The same train of reasoning may be applied to the whole body of teaching which
the Theosophical Society is now concerned in endeavouring to assimilate. As
offered now to the uninitiated world, it can only take the form of a set of
statement on authority. And that sort of statement is not one which is most
agreeable to our methods or to the Adepts' habitual methods of teaching. For
there is no chemical laboratory in England where the system of teaching Is more
rigidly confined to the direction of the learner's own experiments, than that
same system is adopted with occult chelas following the regular course of
initiation. Step by step, as the regular chela is told that such and such is the
fact in regard to the inner mysteries of Nature, he is shown how to apply his
own developing faculties to the direct observation of such facts, But those
developing faculties carry with them, as pointed out a while ago, fresh powers
over Nature which can only be entrusted to those from whom the Adepts take the
recognised pledges. In teaching outsiders as they are trying to do now, the
Adepts must depart from their own habitual methods,- we must depart, if we wish
to understand what they are willing to teach, from our habitual methods of
inquiry. We must suspend our usual demand for proof of each statement made, in
turn as it is advanced. We must rest our provisional trust in each statement on
our broad general conviction which can be satisfied along familiar lines of
demonstration, -that such men as the Adepts certainly exist, even though we
cannot visit them at pleasure, that they must understand an enormous block of
Nature's laws outside the range of those which the physical senses cognize, that
in any statement they make to us they must be in a position to know absolutely
whether that statement is or is not true.
238.
This much fully realised-, the truth is that each
inquirer in turn becomes satisfied, pari passu with his realisation of the case
so far, that reason revolts against the notion that the Adepts can be engaged in
their present attempt to convey some of their own knowledge to the world at
large in any other than the purest good faith. It may be concluded that we who
have come to the conclusion that their teaching is altogether to be accepted,
are rearing a large inverted pyramid upon a small base. But the logical strength
of our position is not impaired by this objection. In every branch of human
knowledge, inferences far transcend the observed facts out of which they grow.
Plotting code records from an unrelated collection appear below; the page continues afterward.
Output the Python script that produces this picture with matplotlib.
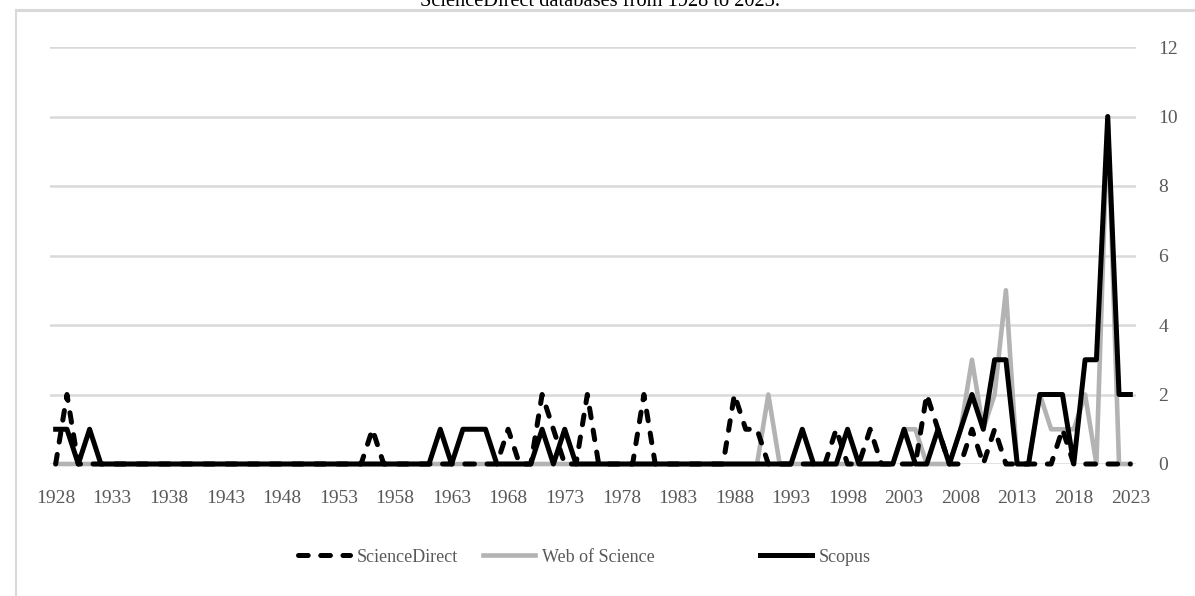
import numpy as np
import matplotlib
matplotlib.use('Agg')
import matplotlib.pyplot as plt
from matplotlib.lines import Line2D

plt.rcParams['font.family'] = ['Liberation Serif', 'DejaVu Serif']
plt.rcParams['lines.scale_dashes'] = False

years = list(range(1928, 2024))

# publications per year, one row per decade
science_direct = [0, 2, 0, 0, 0, 0, 0, 0, 0, 0,   # 1928-1937
                  0, 0, 0, 0, 0, 0, 0, 0, 0, 0,   # 1938-1947
                  0, 0, 0, 0, 0, 0, 0, 0, 1, 0,   # 1948-1957
                  0, 0, 0, 0, 0, 0, 0, 0, 0, 0,   # 1958-1967
                  1, 0, 0, 2, 1, 0, 0, 2, 0, 0,   # 1968-1977
                  0, 0, 2, 0, 0, 0, 0, 0, 0, 0,   # 1978-1987
                  2, 1, 1, 0, 0, 0, 0, 0, 0, 1,   # 1988-1997
                  0, 0, 1, 0, 0, 0, 0, 2, 1, 0,   # 1998-2007
                  0, 1, 0, 1, 0, 0, 0, 0, 0, 1,   # 2008-2017
                  0, 0, 0, 0, 0, 0]               # 2018-2023

web_of_science = [0, 0, 0, 0, 0, 0, 0, 0, 0, 0,
                  0, 0, 0, 0, 0, 0, 0, 0, 0, 0,
                  0, 0, 0, 0, 0, 0, 0, 0, 0, 0,
                  0, 0, 0, 0, 0, 0, 0, 0, 0, 0,
                  0, 0, 0, 0, 0, 0, 0, 0, 0, 0,
                  0, 0, 0, 0, 0, 0, 0, 0, 0, 0,
                  0, 0, 0, 2, 0, 0, 0, 0, 0, 0,
                  0, 0, 0, 0, 0, 1, 1, 0, 0, 0,
                  1, 3, 1, 2, 5, 0, 0, 2, 1, 1,
                  1, 2, 0, 10, 0, 0]

scopus = [1, 1, 0, 1, 0, 0, 0, 0, 0, 0,
          0, 0, 0, 0, 0, 0, 0, 0, 0, 0,
          0, 0, 0, 0, 0, 0, 0, 0, 0, 0,
          0, 0, 0, 0, 1, 0, 1, 1, 1, 0,
          0, 0, 0, 1, 0, 1, 0, 0, 0, 0,
          0, 0, 0, 0, 0, 0, 0, 0, 0, 0,
          0, 0, 0, 0, 0, 0, 1, 0, 0, 0,
          1, 0, 0, 0, 0, 1, 0, 0, 1, 0,
          1, 2, 1, 3, 3, 0, 0, 2, 2, 2,
          0, 3, 3, 10, 2, 2]

label_color = '#595959'
grid_color = '#d9d9d9'
wos_color = '#b3b3b3'

fig = plt.figure(figsize=(11.95, 5.96), dpi=100)
ax = fig.add_axes([50 / 1195, 132 / 596, 1086 / 1195, 417 / 596])

x = np.arange(len(years))
ax.plot(x, web_of_science, color=wos_color, lw=3.3, zorder=2, clip_on=False)
sd_line, = ax.plot(x, science_direct, color='black', lw=3.6, zorder=3,
                   clip_on=False, dash_capstyle='round')
sd_line.set_dashes((7, 9))
ax.plot(x, scopus, color='black', lw=3.6, zorder=4, clip_on=False)

ax.set_xlim(-0.5, len(years) - 0.5)
ax.set_ylim(0, 12)
ax.set_yticks(range(0, 13, 2))
ax.set_xticks(x[::5])
ax.set_xticklabels([str(y) for y in years[::5]])
ax.yaxis.tick_right()
ax.tick_params(axis='both', length=0, labelsize=14, labelcolor=label_color)
ax.tick_params(axis='x', pad=19)
ax.tick_params(axis='y', pad=16)
ax.grid(axis='y', color=grid_color, lw=1.8, zorder=0)
ax.set_axisbelow(True)
for s in ax.spines.values():
    s.set_visible(False)

# legend entries, spaced like the original
entries = [
    (Line2D([], [], color='black', lw=3.6, dashes=(7, 9), dash_capstyle='round'),
     'ScienceDirect', 298),
    (Line2D([], [], color=wos_color, lw=3.3), 'Web of Science', 483),
    (Line2D([], [], color='black', lw=3.6), 'Scopus', 760),
]
for h, lab, px in entries:
    fig.legend([h], [lab], loc='center left',
               bbox_to_anchor=(px / 1195, 1 - 557 / 596),
               frameon=False, fontsize=13, handlelength=2.9,
               handletextpad=0.35, borderaxespad=0, borderpad=0,
               labelcolor=label_color)

# chart frame (partly cropped) and cut-off caption
fig.add_artist(Line2D([16 / 1195, 16 / 1195], [0, 1 - 10 / 596],
                      transform=fig.transFigure, color=grid_color, lw=1.5))
fig.add_artist(Line2D([16 / 1195, 1], [1 - 10 / 596, 1 - 10 / 596],
                      transform=fig.transFigure, color=grid_color, lw=2.2))
fig.text(0.502, 1 - 6 / 596, 'ScienceDirect databases from 1928 to 2023.',
         ha='center', va='baseline', fontsize=14.7, color='black')

fig.savefig('out.png', dpi=100)
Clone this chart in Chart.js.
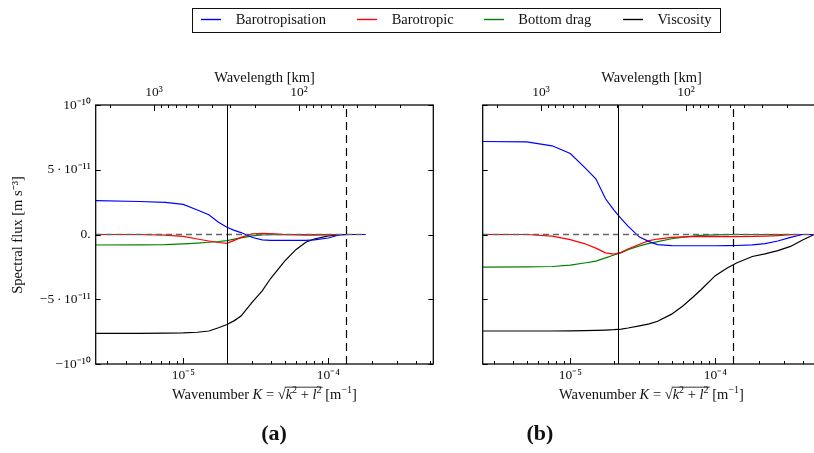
<!DOCTYPE html>
<html>
<head>
<meta charset="utf-8">
<script src="https://cdn.jsdelivr.net/npm/chart.js@4.4.1/dist/chart.umd.min.js"></script>
<style>
  html, body { margin: 0; padding: 0; background: #fff; }
  body { width: 814px; height: 453px; position: relative; overflow: hidden; font-family: "Liberation Serif", serif; color: #111; }
  canvas { position: absolute; top: 0; }
  #legend { position: absolute; left: 192px; top: 8px; width: 529px; height: 25px; border: 1px solid #111; box-sizing: border-box; z-index: 2; }
  .sw { position: absolute; top: 9px; width: 20px; height: 3px; }
  .lb { position: absolute; top: 2px; font-size: 14.5px; line-height: 17px; }
  .tag { position: absolute; top: 420px; width: 60px; text-align: center; font: bold 22px "Liberation Serif", serif; }
</style>
</head>
<body>
<div id="legend"></div>
<canvas id="panelA" width="440" height="453" style="left:0"></canvas>
<canvas id="panelB" width="440" height="453" style="left:390px"></canvas>
<div class="tag" style="left:244px">(a)</div>
<div class="tag" style="left:510px">(b)</div>
<script>
// series names and colours
const seriesNames = ["Barotropisation", "Barotropic", "Bottom drag", "Viscosity"];
const seriesColors = ["#0000ff", "#ff0000", "#008000", "#000000"];

// y ticks, flux in units of 1e-11 m s^-3
const yTicks = [-10, -5, 0, 5, 10];
const yTickText = ["\u221210\u207B\u00B9\u2070", "\u22125\u2009\u00B7\u200910\u207B\u00B9\u00B9", "0.", "5\u2009\u00B7\u200910\u207B\u00B9\u00B9", "10\u207B\u00B9\u2070"];

// panel (a): wavenumber K [m^-1] and fluxes [1e-11 m s^-3]
const kA = [2.5e-6, 5e-6, 7.5e-6, 1e-5, 1.25e-5, 1.5e-5, 1.75e-5, 2e-5, 2.25e-5, 2.5e-5, 3e-5, 3.5e-5, 4e-5, 5e-5, 6e-5, 7e-5, 8e-5, 1e-4, 1.2e-4, 1.4e-4, 1.8e-4];
const baroA = [2.61, 2.55, 2.48, 2.32, 1.89, 1.52, 0.94, 0.56, 0.32, 0.15, -0.23, -0.42, -0.45, -0.46, -0.46, -0.45, -0.42, -0.27, -0.02, 0, 0];
const tropA = [0, 0, -0.05, -0.15, -0.35, -0.5, -0.62, -0.68, -0.45, -0.22, 0.05, 0.08, 0.06, 0, -0.03, -0.05, -0.05, -0.04, -0.02, 0, 0];
const dragA = [-0.81, -0.8, -0.78, -0.72, -0.66, -0.6, -0.54, -0.47, -0.36, -0.26, -0.1, -0.04, -0.02, -0.01, 0, 0, 0, 0, 0, 0, 0];
const viscA = [-7.63, -7.63, -7.62, -7.6, -7.55, -7.45, -7.2, -6.95, -6.65, -6.3, -5.2, -4.35, -3.4, -2.05, -1.15, -0.6, -0.35, -0.1, -0.02, 0, 0];
const kSolidA = 2.0e-5;
const kDashA = 1.32e-4;

// panel (b)
const kB = [2.5e-6, 5e-6, 7.5e-6, 1e-5, 1.25e-5, 1.5e-5, 1.75e-5, 2e-5, 2.25e-5, 2.5e-5, 3e-5, 3.5e-5, 4e-5, 5e-5, 6e-5, 7e-5, 8e-5, 1e-4, 1.2e-4, 1.4e-4, 1.8e-4, 2.2e-4, 2.7e-4, 3.3e-4, 4e-4, 4.8e-4];
const baroB = [7.18, 7.15, 6.85, 6.25, 5.2, 4.3, 2.76, 1.88, 1.2, 0.65, -0.2, -0.55, -0.78, -0.86, -0.87, -0.87, -0.87, -0.87, -0.86, -0.85, -0.8, -0.7, -0.5, -0.22, 0, 0];
const tropB = [0, 0, -0.12, -0.4, -0.7, -1.05, -1.42, -1.52, -1.38, -1.12, -0.75, -0.47, -0.35, -0.22, -0.18, -0.17, -0.17, -0.17, -0.17, -0.17, -0.15, -0.12, -0.08, -0.02, 0, 0];
const dragB = [-2.52, -2.5, -2.47, -2.37, -2.2, -2.05, -1.8, -1.58, -1.4, -1.17, -0.88, -0.69, -0.55, -0.33, -0.2, -0.12, -0.07, -0.03, -0.01, 0, 0, 0, 0, 0, 0, 0];
const viscB = [-7.45, -7.45, -7.45, -7.44, -7.43, -7.41, -7.38, -7.35, -7.3, -7.22, -7.05, -6.9, -6.7, -6.15, -5.5, -4.85, -4.25, -3.18, -2.6, -2.2, -1.7, -1.5, -1.25, -0.92, -0.42, 0];
const kSolidB = 2.15e-5;
const kDashB = 1.32e-4;

// axis range in K (same for both panels)
const kMin = 2.489e-6;
const kMax = 5.297e-4;

const SERIF = '"Liberation Serif", serif';
const supDigits = { "-": "\u207B", "0": "\u2070", "1": "\u00B9", "2": "\u00B2", "3": "\u00B3", "4": "\u2074", "5": "\u2075", "6": "\u2076", "7": "\u2077", "8": "\u2078", "9": "\u2079" };

function decadeLabel(v) {
    const e = Math.log10(v);
    const r = Math.round(e);
    if (Math.abs(e - r) > 1e-6) return "";
    return "10" + String(r).split("").map(c => supDigits[c]).join("");
}

// legend strip across the top, swatches are tiny svg lines
const legendPos = [[8, 42.7], [164.3, 198.7], [291, 325.3], [430.3, 464.5]];
const legendEl = document.getElementById("legend");
seriesNames.forEach((name, i) => {
    const sw = document.createElementNS("http://www.w3.org/2000/svg", "svg");
    sw.setAttribute("class", "sw");
    sw.setAttribute("width", "20");
    sw.setAttribute("height", "3");
    sw.style.left = legendPos[i][0] + "px";
    sw.innerHTML = '<line x1="0" y1="1.5" x2="20" y2="1.5" stroke="' + seriesColors[i] + '" stroke-width="1.4"/>';
    legendEl.appendChild(sw);
    const lb = document.createElement("div");
    lb.className = "lb";
    lb.style.left = legendPos[i][1] + "px";
    lb.textContent = name;
    legendEl.appendChild(lb);
});

// mantissa ticks 1..9 x 10^n inside [lo, hi]
function logTicks(lo, hi) {
    const out = [];
    for (let e = Math.floor(Math.log10(lo)); e <= Math.ceil(Math.log10(hi)); e++) {
        for (let m = 1; m <= 9; m++) {
            const v = m * Math.pow(10, e);
            if (v >= lo * 0.9999 && v <= hi * 1.0001) out.push({ v, major: m === 1 });
        }
    }
    return out;
}

function drawKTitle(ctx, cx, cy) {
    const fs = 14.5;
    const rom = fs + "px " + SERIF;
    const ita = "italic " + rom;
    const sml = (fs * 0.7).toFixed(1) + "px " + SERIF;
    const parts = [
        { t: "Wavenumber ", f: rom }, { t: "K", f: ita }, { t: " = ", f: rom }, { t: "\u221A", f: rom },
        { t: "k", f: ita, r: 1 }, { t: "2", f: sml, s: 1, r: 1 }, { t: " + ", f: rom, r: 1 },
        { t: "l", f: ita, r: 1 }, { t: "2", f: sml, s: 1, r: 1 },
        { t: " [m", f: rom }, { t: "\u22121", f: sml, s: 1 }, { t: "]", f: rom }
    ];
    let total = 0;
    parts.forEach(p => { ctx.font = p.f; p.w = ctx.measureText(p.t).width; total += p.w; });
    let x = cx - total / 2;
    const base = cy + fs * 0.33;
    let r0 = null, r1 = null;
    ctx.textAlign = "left";
    ctx.textBaseline = "alphabetic";
    parts.forEach(p => {
        ctx.font = p.f;
        ctx.fillText(p.t, x, p.s ? base - fs * 0.38 : base);
        if (p.r) { if (r0 === null) r0 = x; r1 = x + p.w; }
        x += p.w;
    });
    ctx.beginPath();
    ctx.lineWidth = 0.8;
    ctx.moveTo(r0 - 1, base - fs * 0.8);
    ctx.lineTo(r1 + 1, base - fs * 0.8);
    ctx.stroke();
}

const framePlugin = {
    id: "frame",
    afterDatasetsDraw(chart, args, o) {
        const ctx = chart.ctx;
        const a = chart.chartArea;
        const x = chart.scales.x, y = chart.scales.y;
        ctx.save();
        ctx.beginPath();
        ctx.rect(a.left, a.top, a.right - a.left, a.bottom - a.top);
        ctx.clip();
        // zero line over the sampled K range
        ctx.strokeStyle = "#666";
        ctx.lineWidth = 1.6;
        ctx.setLineDash([6, 4]);
        ctx.beginPath();
        ctx.moveTo(x.getPixelForValue(o.k[0]), y.getPixelForValue(0));
        ctx.lineTo(x.getPixelForValue(o.k[o.k.length - 1]), y.getPixelForValue(0));
        ctx.stroke();
        // forcing / dissipation scales
        ctx.strokeStyle = "#000";
        ctx.lineWidth = 1;
        ctx.setLineDash([]);
        let px = Math.round(x.getPixelForValue(o.kSolid)) + 0.5;
        ctx.beginPath(); ctx.moveTo(px, a.top); ctx.lineTo(px, a.bottom); ctx.stroke();
        ctx.lineWidth = 1.2;
        ctx.setLineDash([8, 5]);
        px = Math.round(x.getPixelForValue(o.kDash)) + 0.5;
        ctx.beginPath(); ctx.moveTo(px, a.bottom); ctx.lineTo(px, a.top); ctx.stroke();
        ctx.restore();
    },
    afterDraw(chart, args, o) {
        const ctx = chart.ctx;
        const a = chart.chartArea;
        const x = chart.scales.x, y = chart.scales.y, top = chart.scales.top;
        ctx.save();
        ctx.strokeStyle = "#000";
        ctx.fillStyle = "#111";
        ctx.lineWidth = 1.25;
        ctx.setLineDash([]);
        ctx.strokeRect(a.left, a.top, a.right - a.left, a.bottom - a.top);
        ctx.lineWidth = 1;
        ctx.beginPath();
        // inward ticks, bottom K axis
        logTicks(x.min, x.max).forEach(t => {
            const px = Math.round(x.getPixelForValue(t.v)) + 0.5;
            ctx.moveTo(px, a.bottom); ctx.lineTo(px, a.bottom - (t.major ? 6 : 3));
        });
        // inward ticks, top wavelength axis
        logTicks(top.min, top.max).forEach(t => {
            const px = Math.round(top.getPixelForValue(t.v)) + 0.5;
            ctx.moveTo(px, a.top); ctx.lineTo(px, a.top + (t.major ? 6 : 3));
        });
        // y ticks on both spines
        yTicks.forEach(v => {
            const py = Math.round(y.getPixelForValue(v)) + 0.5;
            ctx.moveTo(a.left, py); ctx.lineTo(a.left + 5, py);
            ctx.moveTo(a.right, py); ctx.lineTo(a.right - 5, py);
        });
        ctx.stroke();

        // axis titles
        ctx.font = "14.5px " + SERIF;
        ctx.textAlign = "center";
        ctx.textBaseline = "middle";
        ctx.fillText("Wavelength [km]", (a.left + a.right) / 2, 78);
        drawKTitle(ctx, (a.left + a.right) / 2, 394);
        if (o.yTitle) {
            ctx.save();
            ctx.translate(18, 235);
            ctx.rotate(-Math.PI / 2);
            ctx.font = "14.5px " + SERIF;
            ctx.textAlign = "center";
            ctx.textBaseline = "middle";
            ctx.fillText("Spectral flux [m s\u207B\u00B3]", 0, 0);
            ctx.restore();
        }
        ctx.restore();
    }
};

function buildPanel(canvasId, k, values, opt) {
    const datasets = values.map((vals, i) => ({
        label: seriesNames[i],
        data: k.map((kv, j) => ({ x: kv, y: vals[j] })),
        borderColor: seriesColors[i],
        backgroundColor: seriesColors[i],
        borderWidth: 1.2,
        pointRadius: 0,
        tension: 0,
        fill: false
    }));
    const tickFont = { family: SERIF, size: 13.5 };
    const noGrid = { display: false, drawTicks: false };
    new Chart(document.getElementById(canvasId), {
        type: "line",
        data: { datasets },
        plugins: [framePlugin],
        options: {
            responsive: false,
            devicePixelRatio: 1,
            animation: false,
            events: [],
            layout: { padding: { left: 0, right: opt.padRight, top: 0, bottom: 0 } },
            scales: {
                x: {
                    type: "logarithmic", position: "bottom", min: kMin, max: kMax,
                    grid: noGrid, border: { display: false },
                    ticks: { autoSkip: false, maxRotation: 0, padding: 3, color: "#111", font: tickFont, callback: v => decadeLabel(v) },
                    afterFit: s => { s.height = 89; }
                },
                top: {
                    type: "logarithmic", position: "top", reverse: true,
                    min: 2 * Math.PI / kMax / 1000, max: 2 * Math.PI / kMin / 1000,
                    grid: noGrid, border: { display: false },
                    ticks: { autoSkip: false, maxRotation: 0, padding: 4, color: "#111", font: tickFont, callback: v => decadeLabel(v) },
                    afterFit: s => { s.height = 105; }
                },
                y: {
                    type: "linear", position: "left", min: -10, max: 10,
                    grid: noGrid, border: { display: false },
                    ticks: {
                        display: opt.yLabels, stepSize: 5, padding: 5, color: "#111", font: tickFont,
                        callback: v => yTickText[yTicks.indexOf(v)]
                    },
                    afterFit: s => { s.width = opt.yWidth; }
                }
            },
            plugins: {
                legend: { display: false },
                tooltip: { enabled: false },
                frame: { k, kSolid: opt.kSolid, kDash: opt.kDash, yTitle: opt.yLabels }
            }
        }
    });
}

buildPanel("panelA", kA, [baroA, tropA, dragA, viscA], { padRight: 6.7, yWidth: 95.7, yLabels: true, kSolid: kSolidA, kDash: kDashA });
buildPanel("panelB", kB, [baroB, tropB, dragB, viscB], { padRight: 9.7, yWidth: 92.7, yLabels: false, kSolid: kSolidB, kDash: kDashB });
</script>
</body>
</html>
And even in the most exact science of all, a theorem is held to be proved if any
alternative hypothesis is found, on examination to be irrational. Moreover, the
doctrine even of legal testimony recognises the value of secondary evidence
where in the nature of the case It is impossible that primary evidence can be
forthcoming. That is exactly the state of the case in regard to the present
attempt to bridge the gulf that separates the school of physical research from
the from the school of spiritual knowledge. As long as we of this side were
justified in doubting whether there was anywhere on earth such a thing as a
school of spiritual knowledge, it may have been hardly worth while to worry
ourselves with the stray fragments of its teaching which now and then broke
loose in barely intelligible shapes. But to doubt the existence of such a school
now is equivalent, really to doubting the statement about the nebula in Orion,
according to the illustration I adduced just now. It can only arise from
inattention to the facts of the whole case as these now stand, -from reluctance
to take that trouble to examine these thoroughly, which still, as a sort of
hedge, separates the Theosophical Society from the general community in the
midst of which it is planted. Regarded in the light of an occult barrier, -as an
obstacle which corresponds, in the case of the lay-chela to the really serious
ordeals which have to be crossed by the regular chela, - the necessity of taking
this trouble can hardly be regarded as a hedge that it is difficult to traverse.
And on the other side there lies a wealth of information concerning the
mysteries of Nature which clearly lights up vast regions of the past and future
hitherto shrouded in total darkness for critical intelligences, and the prey for
others of untrustworthy conjecture. For those who once thoroughly go into the
matter, and obtain a complete mastery over all the considerations I have put
forward, -who thus obtain full conviction the Brothers certainly exist, that
they must be acquainted with the actual facts about Nature behind and beyond
this life, that they are now ready to convey a considerable block of their
knowledge to us, and that it is ridiculous to distrust their bona fides in doing
this, -for all such true Theosophists of the Theosophical Society, nothing, at
present, connected with spiritual success is comparable in importance with the
study of the vast doctrine now in process of delivery Into our hands.